A Simple Household Utility Audit – Find Savings in One Afternoon



Introduction

Most household bills rise quietly. Energy, water, broadband, mobile, and subscriptions all change over time. However, because they arrive separately, it is hard to see the full picture.

As a result, many people overpay without realising it.

A household utility audit fixes that. It is simple. It does not need spreadsheets or expert skills. Instead, it brings everything into one place so you can spot waste and make calm choices.

In just one afternoon, you can uncover savings that last all year.


Step 1: Gather Everything

First, collect:

  • Energy bills (gas and electricity)
  • Your water bill or council tax statement
  • Broadband and mobile contracts
  • Any regular service charges
  • Recent bank statements

At this stage, do not analyse anything. Simply bring it all together.

Once everything is in one place, patterns start to appear. For the first time, you can see what it really costs to run your home.


Step 2: Write Down the Basics

Next, for each service, note:

  • The provider
  • The monthly or yearly cost
  • The contract end date
  • What you actually use

For example:

  • Electricity: £140 per month, out of contract
  • Broadband: £42 per month, ends in 2 months
  • Mobile: £28 per month, phone paid off
  • Water: Fixed charge

This takes only minutes. Yet it brings instant clarity.


Step 3: Ask Simple Questions

Now, for each item, ask:

  • Am I out of contract?
  • Has the price gone up?
  • Do I use everything I pay for?
  • Could this cost less?

You do not need answers yet. Instead, you are spotting “maybe” areas.
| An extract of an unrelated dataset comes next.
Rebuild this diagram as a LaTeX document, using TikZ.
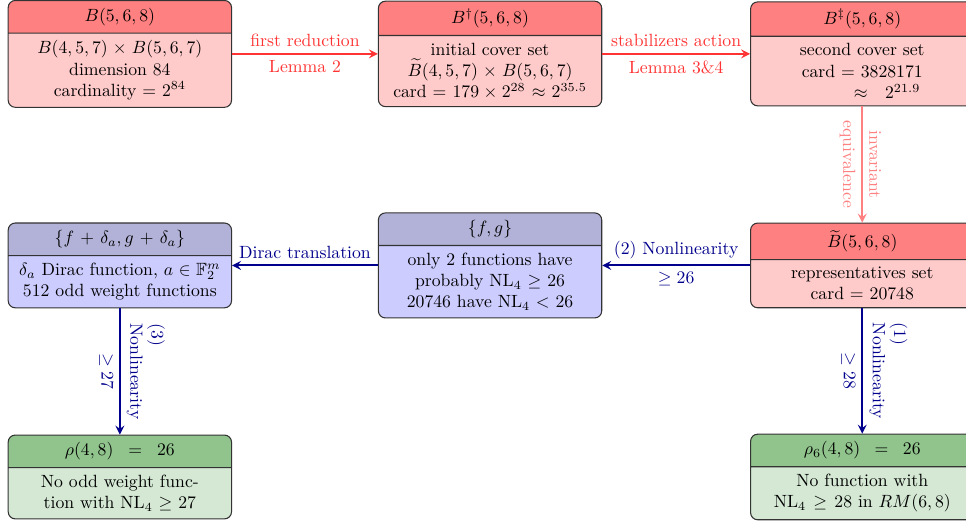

These become your savings targets.


Step 4: Look for Silent Waste

Silent waste appears when:

  • You are on a default tariff
  • A contract ended months ago
  • You pay for unused data
  • You heat rooms you rarely use
  • Devices stay on standby

Each one feels small. However, together they can drain hundreds each year.

So, mark anything that feels “set and forgotten”.


Step 5: Prioritise by Impact

You do not need to fix everything at once.

Instead, rank items by:

  1. Cost
  2. Ease of change

For example:

  • Switching to a SIM-only plan
  • Adding draught-proofing
  • Reviewing an energy tariff
  • Using appliance timers

Start where effort is low and impact is high.

That way, small wins build momentum.


Step 6: Take One Action

Now choose just one change:

  • Compare energy tariffs
  • Call your broadband provider
  • Switch a mobile plan
  • Fit draught excluders
  • Set heating timers

One action is enough.

You are not fixing your whole life.
Instead, you are improving one system.


Step 7: Repeat Once a Year

You do not need to audit often.

A simple rhythm works well:

  • Quick review once a year
  • Mini-check when contracts end
  • Small change when bills rise

This keeps costs fair without stress.


Why This Works

Most overpayment comes from:

  • Inertia
  • Confusion
  • Scattered information

An audit removes all three.

You see clearly.
You choose calmly.
You act on purpose.

Saving becomes simple.


Conclusion

You do not need strict budgeting to save money.

You only need visibility.

A household utility audit takes one afternoon. It reveals waste you did not know was there. It shows where small changes make a big difference.

Nothing about your lifestyle needs to change.
Nothing feels restricted.
Only unnecessary cost disappears.

And once you see your household as a system, you stay in control.